[Recorded information]:

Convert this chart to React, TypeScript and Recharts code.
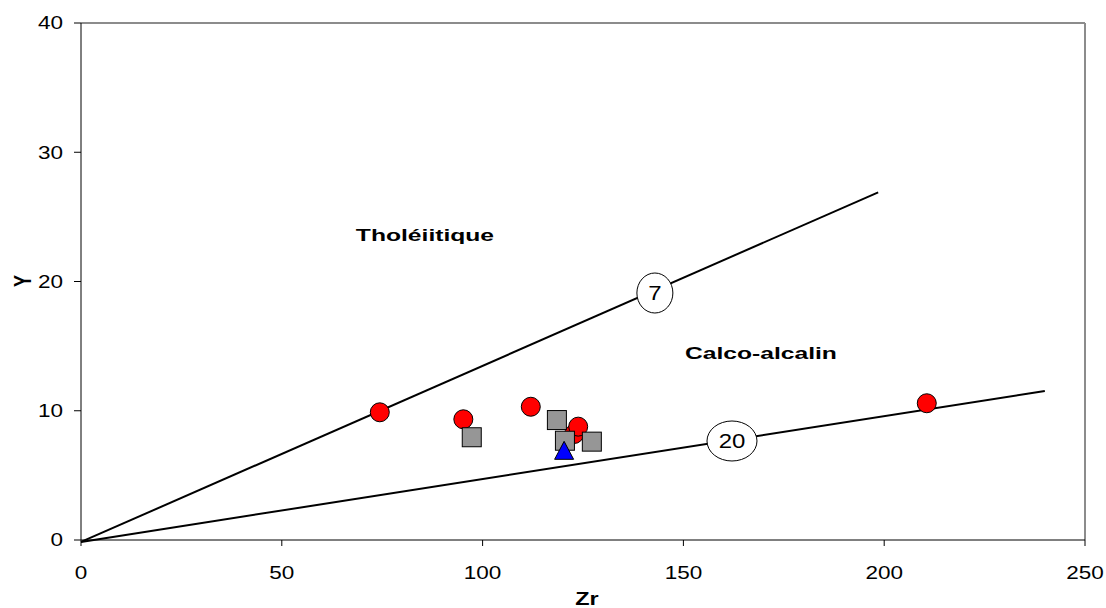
import {
  ReferenceDot,
  ReferenceLine,
  Scatter,
  ScatterChart,
  XAxis,
  YAxis,
} from "recharts";

type Pt = { x: number; y: number };

const redCircles: Pt[] = [
  { x: 74.4, y: 9.88 },
  { x: 95.2, y: 9.34 },
  { x: 112.0, y: 10.31 },
  { x: 122.8, y: 8.2 },
  { x: 123.8, y: 8.77 },
  { x: 210.6, y: 10.58 },
];
const graySquares: Pt[] = [
  { x: 97.3, y: 7.95 },
  { x: 118.5, y: 9.28 },
  { x: 120.5, y: 7.68 },
  { x: 127.2, y: 7.61 },
];
const blueTriangles: Pt[] = [{ x: 120.3, y: 6.9 }];

// Zr/Y = 7 and Zr/Y = 20 boundaries
const line7: Pt[] = [
  { x: 0, y: -0.15 },
  { x: 198.5, y: 26.9 },
];
const line20: Pt[] = [
  { x: 0, y: -0.15 },
  { x: 240, y: 11.53 },
];
const ratioLabels = [
  { text: "7", x: 142.9, y: 19.11, w: 36 },
  { text: "20", x: 162.1, y: 7.66, w: 50 },
];
const fieldLabels = [
  { text: "Tholéiitique", x: 85.65, y: 23.13 },
  { text: "Calco-alcalin", x: 169.3, y: 14.0 },
];

const xTicks = [0, 50, 100, 150, 200, 250];
const yTicks = [0, 10, 20, 30, 40];

const FONT = "'Liberation Sans', Arial, sans-serif";

const XTick = (p: any) => (
  <text
    x={0}
    y={0}
    transform={`translate(${p.x},${p.y}) scale(1.25,1)`}
    textAnchor="middle"
    dy="0.71em"
    fontSize={18}
    fontFamily={FONT}
    fill="#000"
  >
    {p.payload.value}
  </text>
);

const YTick = (p: any) => (
  <text
    x={0}
    y={0}
    transform={`translate(${p.x},${p.y}) scale(1.25,1)`}
    textAnchor="end"
    dy="0.36em"
    fontSize={18}
    fontFamily={FONT}
    fill="#000"
  >
    {p.payload.value}
  </text>
);

const circle = (p: any) => (
  <circle cx={p.cx} cy={p.cy} r={9.5} fill="#ff0000" stroke="#000" strokeWidth={1} />
);
const square = (p: any) => (
  <rect x={p.cx - 9.5} y={p.cy - 9.5} width={19} height={19} fill="#969696" stroke="#000" strokeWidth={1} />
);
const triangle = (p: any) => (
  <path
    d={`M${p.cx},${p.cy - 9.5} L${p.cx + 9.5},${p.cy + 8.5} L${p.cx - 9.5},${p.cy + 8.5} Z`}
    fill="#0000ff"
    stroke="#000"
    strokeWidth={1}
  />
);

export default function App() {
  return (
    <div style={{ position: "absolute", left: 0, top: 0, width: 1106, height: 608, background: "#fff" }}>
      <ScatterChart width={1106} height={608} margin={{ top: 23, right: 21, bottom: 0, left: 0 }}>
        <XAxis
          type="number"
          dataKey="x"
          domain={[0, 250]}
          ticks={xTicks}
          allowDataOverflow
          height={68}
          stroke="#000"
          tickSize={6}
          tickMargin={20}
          tick={XTick}
          label={{
            content: () => (
              <text
                x={0}
                y={0}
                transform="translate(587,605) scale(1.3,1)"
                textAnchor="middle"
                fontSize={18}
                fontWeight="bold"
                fontFamily={FONT}
              >
                Zr
              </text>
            ),
          }}
        />
        <YAxis
          type="number"
          dataKey="y"
          domain={[0, 40]}
          ticks={yTicks}
          allowDataOverflow
          width={81}
          stroke="#000"
          tickSize={7}
          tickMargin={11}
          tick={YTick}
          label={{
            content: () => (
              <text
                x={0}
                y={0}
                textAnchor="middle"
                fontSize={18}
                fontWeight="bold"
                fontFamily={FONT}
                transform="translate(31,281) rotate(-90) scale(1,1.35)"
              >
                Y
              </text>
            ),
          }}
        />
        <ReferenceLine y={40} stroke="#8c8c8c" strokeWidth={2} />
        <ReferenceLine x={250} stroke="#8c8c8c" strokeWidth={2} />
        <ReferenceLine
          segment={[line7[0], line7[1]]}
          stroke="#000"
          strokeWidth={2}
          ifOverflow="visible"
        />
        <ReferenceLine
          segment={[line20[0], line20[1]]}
          stroke="#000"
          strokeWidth={2}
          ifOverflow="visible"
        />
        {ratioLabels.map((l) => (
          <ReferenceDot
            key={l.text}
            x={l.x}
            y={l.y}
            r={0}
            shape={(p: any) => (
              <g>
                <ellipse cx={p.cx} cy={p.cy} rx={l.w / 2} ry={20} fill="#fff" stroke="#000" strokeWidth={1} />
                <text
                  x={0}
                  y={0}
                  transform={`translate(${p.cx},${p.cy}) scale(1.2,1)`}
                  textAnchor="middle"
                  dy="0.36em"
                  fontSize={20}
                  fontFamily={FONT}
                  fill="#000"
                >
                  {l.text}
                </text>
              </g>
            )}
          />
        ))}
        {fieldLabels.map((l) => (
          <ReferenceDot
            key={l.text}
            x={l.x}
            y={l.y}
            r={0}
            shape={(p: any) => (
              <text
                x={0}
                y={0}
                transform={`translate(${p.cx},${p.cy}) scale(1.45,1)`}
                textAnchor="middle"
                fontSize={17}
                fontWeight="bold"
                fontFamily={FONT}
                fill="#000"
              >
                {l.text}
              </text>
            )}
          />
        ))}
        <Scatter data={redCircles} shape={circle} isAnimationActive={false} />
        <Scatter data={graySquares} shape={square} isAnimationActive={false} />
        <Scatter data={blueTriangles} shape={triangle} isAnimationActive={false} />
      </ScatterChart>
    </div>
  );
}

[Exercise brief]: Leaving the pictures aside, transcribe the entire listing exactly.

[Answer to this problem]:
Convert this chart to React, TypeScript and Recharts code.
import {
  ReferenceDot,
  ReferenceLine,
  Scatter,
  ScatterChart,
  XAxis,
  YAxis,
} from "recharts";

type Pt = { x: number; y: number };

const redCircles: Pt[] = [
  { x: 74.4, y: 9.88 },
  { x: 95.2, y: 9.34 },
  { x: 112.0, y: 10.31 },
  { x: 122.8, y: 8.2 },
  { x: 123.8, y: 8.77 },
  { x: 210.6, y: 10.58 },
];
const graySquares: Pt[] = [
  { x: 97.3, y: 7.95 },
  { x: 118.5, y: 9.28 },
  { x: 120.5, y: 7.68 },
  { x: 127.2, y: 7.61 },
];
const blueTriangles: Pt[] = [{ x: 120.3, y: 6.9 }];

// Zr/Y = 7 and Zr/Y = 20 boundaries
const line7: Pt[] = [
  { x: 0, y: -0.15 },
  { x: 198.5, y: 26.9 },
];
const line20: Pt[] = [
  { x: 0, y: -0.15 },
  { x: 240, y: 11.53 },
];
const ratioLabels = [
  { text: "7", x: 142.9, y: 19.11, w: 36 },
  { text: "20", x: 162.1, y: 7.66, w: 50 },
];
const fieldLabels = [
  { text: "Tholéiitique", x: 85.65, y: 23.13 },
  { text: "Calco-alcalin", x: 169.3, y: 14.0 },
];

const xTicks = [0, 50, 100, 150, 200, 250];
const yTicks = [0, 10, 20, 30, 40];

const FONT = "'Liberation Sans', Arial, sans-serif";

const XTick = (p: any) => (
  <text
    x={0}
    y={0}
    transform={`translate(${p.x},${p.y}) scale(1.25,1)`}
    textAnchor="middle"
    dy="0.71em"
    fontSize={18}
    fontFamily={FONT}
    fill="#000"
  >
    {p.payload.value}
  </text>
);

const YTick = (p: any) => (
  <text
    x={0}
    y={0}
    transform={`translate(${p.x},${p.y}) scale(1.25,1)`}
    textAnchor="end"
    dy="0.36em"
    fontSize={18}
    fontFamily={FONT}
    fill="#000"
  >
    {p.payload.value}
  </text>
);

const circle = (p: any) => (
  <circle cx={p.cx} cy={p.cy} r={9.5} fill="#ff0000" stroke="#000" strokeWidth={1} />
);
const square = (p: any) => (
  <rect x={p.cx - 9.5} y={p.cy - 9.5} width={19} height={19} fill="#969696" stroke="#000" strokeWidth={1} />
);
const triangle = (p: any) => (
  <path
    d={`M${p.cx},${p.cy - 9.5} L${p.cx + 9.5},${p.cy + 8.5} L${p.cx - 9.5},${p.cy + 8.5} Z`}
    fill="#0000ff"
    stroke="#000"
    strokeWidth={1}
  />
);

export default function App() {
  return (
    <div style={{ position: "absolute", left: 0, top: 0, width: 1106, height: 608, background: "#fff" }}>
      <ScatterChart width={1106} height={608} margin={{ top: 23, right: 21, bottom: 0, left: 0 }}>
        <XAxis
          type="number"
          dataKey="x"
          domain={[0, 250]}
          ticks={xTicks}
          allowDataOverflow
          height={68}
          stroke="#000"
          tickSize={6}
          tickMargin={20}
          tick={XTick}
          label={{
            content: () => (
              <text
                x={0}
                y={0}
                transform="translate(587,605) scale(1.3,1)"
                textAnchor="middle"
                fontSize={18}
                fontWeight="bold"
                fontFamily={FONT}
              >
                Zr
              </text>
            ),
          }}
        />
        <YAxis
          type="number"
          dataKey="y"
          domain={[0, 40]}
          ticks={yTicks}
          allowDataOverflow
          width={81}
          stroke="#000"
          tickSize={7}
          tickMargin={11}
          tick={YTick}
          label={{
            content: () => (
              <text
                x={0}
                y={0}
                textAnchor="middle"
                fontSize={18}
                fontWeight="bold"
                fontFamily={FONT}
                transform="translate(31,281) rotate(-90) scale(1,1.35)"
              >
                Y
              </text>
            ),
          }}
        />
        <ReferenceLine y={40} stroke="#8c8c8c" strokeWidth={2} />
        <ReferenceLine x={250} stroke="#8c8c8c" strokeWidth={2} />
        <ReferenceLine
          segment={[line7[0], line7[1]]}
          stroke="#000"
          strokeWidth={2}
          ifOverflow="visible"
        />
        <ReferenceLine
          segment={[line20[0], line20[1]]}
          stroke="#000"
          strokeWidth={2}
          ifOverflow="visible"
        />
        {ratioLabels.map((l) => (
          <ReferenceDot
            key={l.text}
            x={l.x}
            y={l.y}
            r={0}
            shape={(p: any) => (
              <g>
                <ellipse cx={p.cx} cy={p.cy} rx={l.w / 2} ry={20} fill="#fff" stroke="#000" strokeWidth={1} />
                <text
                  x={0}
                  y={0}
                  transform={`translate(${p.cx},${p.cy}) scale(1.2,1)`}
                  textAnchor="middle"
                  dy="0.36em"
                  fontSize={20}
                  fontFamily={FONT}
                  fill="#000"
                >
                  {l.text}
                </text>
              </g>
            )}
          />
        ))}
        {fieldLabels.map((l) => (
          <ReferenceDot
            key={l.text}
            x={l.x}
            y={l.y}
            r={0}
            shape={(p: any) => (
              <text
                x={0}
                y={0}
                transform={`translate(${p.cx},${p.cy}) scale(1.45,1)`}
                textAnchor="middle"
                fontSize={17}
                fontWeight="bold"
                fontFamily={FONT}
                fill="#000"
              >
                {l.text}
              </text>
            )}
          />
        ))}
        <Scatter data={redCircles} shape={circle} isAnimationActive={false} />
        <Scatter data={graySquares} shape={square} isAnimationActive={false} />
        <Scatter data={blueTriangles} shape={triangle} isAnimationActive={false} />
      </ScatterChart>
    </div>
  );
}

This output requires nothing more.